La historia de la fuente, además, tiene algo de silencioso testimonio. Aunque fue aprobada por el Ayuntamiento de Madrid en 1929 como homenaje a la independencia de Cuba, no fue descubierta sino veinte años después, al conmemorarse los 460 años de la llegada de Colón a Cuba. Por tanto, dos décadas permaneció velada, tapada. Como si también su presencia hubiera sido postergada, tal vez incómoda, tal vez olvidada. Y aún hoy es fácil pasarla por alto, a menos que una se detenga, mire, escuche.

Pero más allá de los nombres y las fechas, lo que conmueve es el modo en que estos monumentos se transforman. Lo que en un momento fue gesto diplomático o acto de poder simbólico puede luego volverse refugio, espacio íntimo, escena compartida por palomas, por paseantes, por cubanos que cruzan el parque con la patria a cuestas.

También es cierto que, con el tiempo, las piedras hablan distinto. Y que, desde América Latina y el Caribe, cada vez leemos más críticamente la historia. Ya no hablamos, por ejemplo, de “descubrimiento”, sino de “encubrimiento”. Ya no aceptamos como neutrales las narrativas de conquista o dominio. Y entonces, al encontrar una fuente que lleva el nombre de Cuba y está adornada por símbolos de navegación y poder imperial, podría parecer que hay que defenderse. Pero tal vez —también— se puede mirar con otros ojos. Porque en los pliegues del mármol y del bronce también se esconde otra historia: la de quienes resignifican el espacio, la de quienes lo habitan de nuevas maneras, la de quienes, como tú o como yo, ven a una paloma beber de una tortuga y sienten que ahí hay un acto de ternura, una escena que no fue escrita en ningún decreto oficial.

Entonces, ¿qué dice realmente un monumento? ¿Lo que quiso decir quien lo erigió o lo que siente quien lo encuentra? ¿Qué se recuerda y qué se olvida cuando una obra pasa de ser propaganda a paisaje?
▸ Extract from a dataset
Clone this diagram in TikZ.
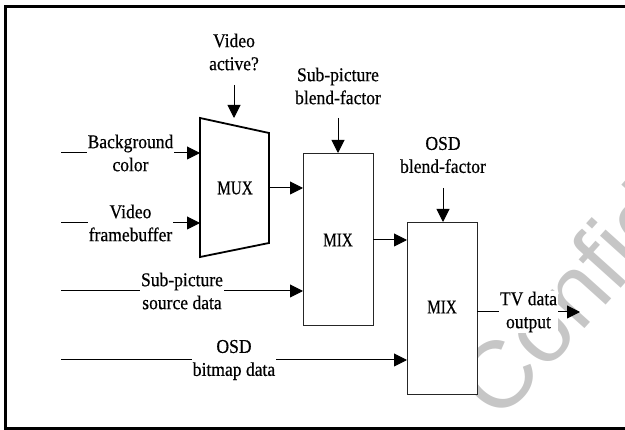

 Tal vez no hay una sola respuesta. Pero sí hay algo claro: la fuente está viva. No por el agua que corre, ni por el bronce que brilla al sol, sino por las miradas que la reconstruyen cada día. Y por eso, hoy, para quien viene desde Camagüey o desde La Habana, o para quien simplemente camina sin rumbo entre los árboles, esta fuente puede ser otra cosa: un manantial de memoria, una postal inesperada de pertenencia, o simplemente un sitio donde una paloma y una tortuga se besan en silencio.